Keempat, meningkatkan keamanan kawasan (Security Enhancement) dengan sasaran sebagai berikut : a. Meningkatnya keamanan dan menurunnya tingkat kejahatan transnasional di wilayah nasional dan di wilayah regional; b. Tersusunnya Standard Operating Procedures Multinational Forces (SOP MNF) guna memelihara keamanan di kawasan regional; c. Meningkatnya pengakuan dunia terhadap peran dan kontribusi TNI dalam upaya memelihara stabilitas keamanan kawasan regional.
Kelima, melaksanakan misi damai dalam memberikan bantuan kemanusiaan dan penanggulangan bencana serta pemeliharaan perdamaian dunia, dengan sasaran sebagai berikut : a. Meningkatnya kemampuan dan peran serta TNI dalam misi damai di forum internasional untuk bantuan kemanusiaan dan penanggulangan bencana; b. Meningkatnya pengakuan dunia terhadap profesionalitas Satgas TNI pada misi perdamaian PBB; c. Terpenuhinya standar kemampuan Alutsista dan peralatan pendukung yang dipersyaratkan kepada Satgas TNI pada misi perdamaian PBB.
Dengan kata lain melalui upaya nyata untuk mewujudkan kondisi yang diharapkan sebagaimana telah dijelaskan maka niscaya TNI akan mampu mengeksplorasi nilai-nilai strategis yang menjadi “peak value” dari kerjasama militer guna pengembangan institusi TNI kearah yang lebih baik dari segi organisasi, doktrin, taktik maupun teknik kemiliteran demi tercapainya profesionalitas kemiliteran yang mumpuni.

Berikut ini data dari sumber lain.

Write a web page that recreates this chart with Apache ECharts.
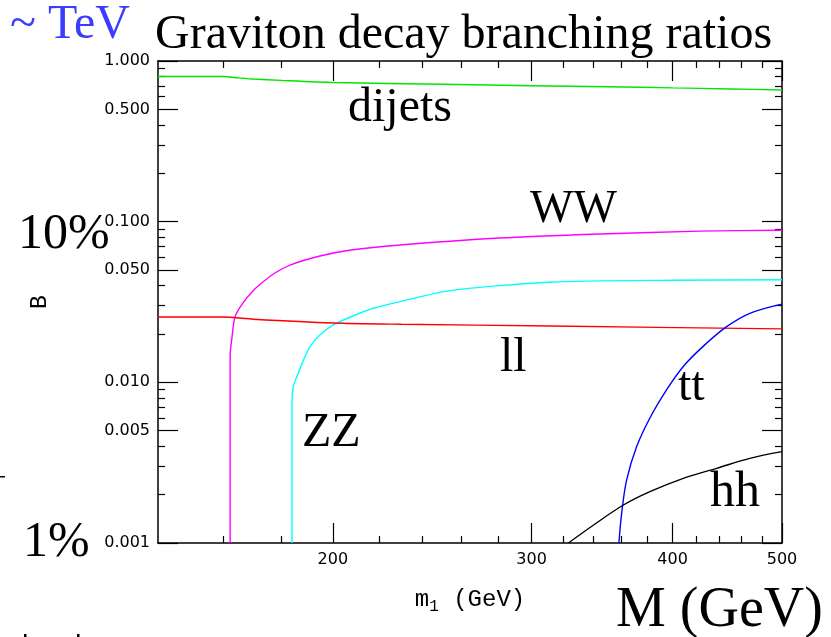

Kerjasama Militer TNI AD Saat Ini.
Kerjasama Militer TNI AD jika ditinjau dari substansi dasar kerjasama pertahanan yang merupakan bagian dari diplomasi pertahanan memiliki cakupan yang sangat luas. Hal ini dimaksudkan bahwa sebagai bagian dari TNI kerjasama militer TNI AD tidak ditujukan untuk menghadapi satu atau beberapa negara tertentu yang dianggap sebagai lawan, akan tetapi ditujukan untuk menjaga stabilitas kawasan. Adapun kerjasama militer TNI AD yang ada saat ini dapat diuraikan sebagai berikut :
Pertama, Kerjasama Militer Dalam Bentuk Operasi. Kerjasama militer dalam bentuk operasi yang dilaksanakan oleh TNI AD dengan Angkatan Darat negara-negara lain masih relatif terbatas. Sampai saat ini, kerjasama operasi yang terjalin mencakup Operasi Patroli dan Pengamanan Pulau-Pulau Terluar yang merupakan operasi patroli gabungan TNI AD dan TNI AL dengan pelibatan Satuan Setingkat Peleton (SST) dari TNI AD, diantaranya Pulau Miangas, Pulau Marore dan Pulau Marampit. Pelaksanaan operasi patroli dan pengamanan pada pulau-pulau tersebut merupakan kerjasama militer dalam bidang operasi antara Indonesia dan Filipina. Selain itu Indonesia juga memiliki kerjasama militer dalam bentuk operasi dengan Malaysia yaitu Patroli Bersama Pengamanan Perbatasan yang direncanakan dan dievaluasi setiap tahunnya melalui rapat Tim Perancang Operasi Darat (TPOD) antara TNI AD dengan Tentera Darat Diraja Malaysia. Sedangkan kerjasama dalam bentuk operasi pemeliharaan perdamaian PBB juga telah dilaksanakan pada beberapa daerah konflik internasional seperti Kongo; pelibatan 1 (satu) Kompi Zeni TNI AD, Libanon; pelibatan 1 (satu) Batalyon TNI AD dan Haiti; pelibatan 1 (satu) Kompi Zeni TNI AD, sedangkan di Liberia dan Sudan dalam bentuk pelibatan personel Milops dan Milstaf dari TNI AD (Sumber; Spaban III/ Siapsat Sopsad).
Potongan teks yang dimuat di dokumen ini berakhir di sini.